There has always been some debate about Hoffmann’s influence on Poe. Partisans for both sides have vehemently argued their cases. It is clear that Poe had read Hoffmann and had Hoffmann in mind while writing his early stories. Given Poe’s tastes in reading and the respect with which the French (who Poe himself esteemed) held Hoffmann in the late 1820s, it would be surprising if Poe had not read Hoffmann. And the influence of Hoffmann on Poe’s early horror stories is clear. But it is one thing to say that Hoffmann influenced Poe’s horror stories and another to claim that Hoffmann influenced Poe’s stories about Dupin. There is nothing of Hoffmann in the Dupin stories, especially so in the case of “Mademoiselle de Scudéry.” That Hoffmann influenced Poe at the beginning of the latter’s career should not be doubted. That Poe was brilliant enough to make Dupin out of numerous elements, none of which was “Mademoiselle de Scudéry,” should also not be doubted.

Recommended Edition

Print: E.T.A. Hoffmann, The Tales of Hoffmann, transl. R.J. Hollingdale. New York: Penguin, 1982.

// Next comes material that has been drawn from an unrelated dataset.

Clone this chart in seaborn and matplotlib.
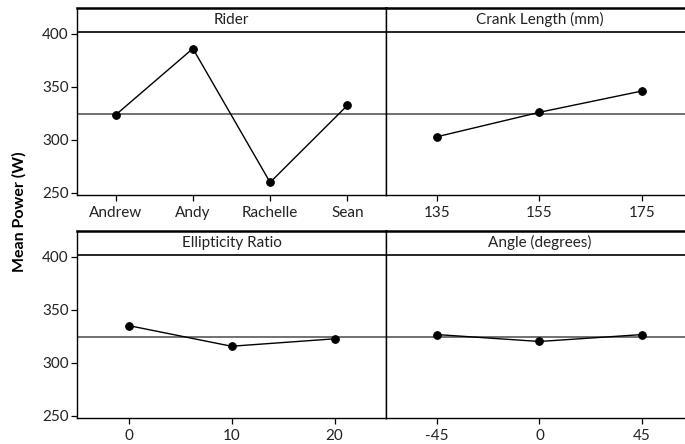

Online: https://catalog.hathitrust.org/Record/100320702

 

1 E.T.A. Hoffmann, “Mademoiselle de Scudéri,” in Weird Tales, transl. J.T. Bealby (London: J.C. Nimmo, 1885), 219.

2 Hoffmann, “Mademoiselle de Scuderi,” 264-265.

3 Hoffmann, “Mademoiselle de Scudéri,” 265.

4 Hoffmann, “Mademoiselle de Scudéri,” 266.

5 Hoffmann, “Mademoiselle de Scudéri,” 268.

6 Hoffmann, “Mademoiselle de Scudéri,” 268.

7 Hoffmann, “Mademoiselle de Scudéri,” 276.

8 Anita McChesney, “The Female Poetics of Crime in E.T.A. Hoffmann’s ‘Mademoiselle Scuderi,’” Women in German Yearbook 24 (2008): 2-3.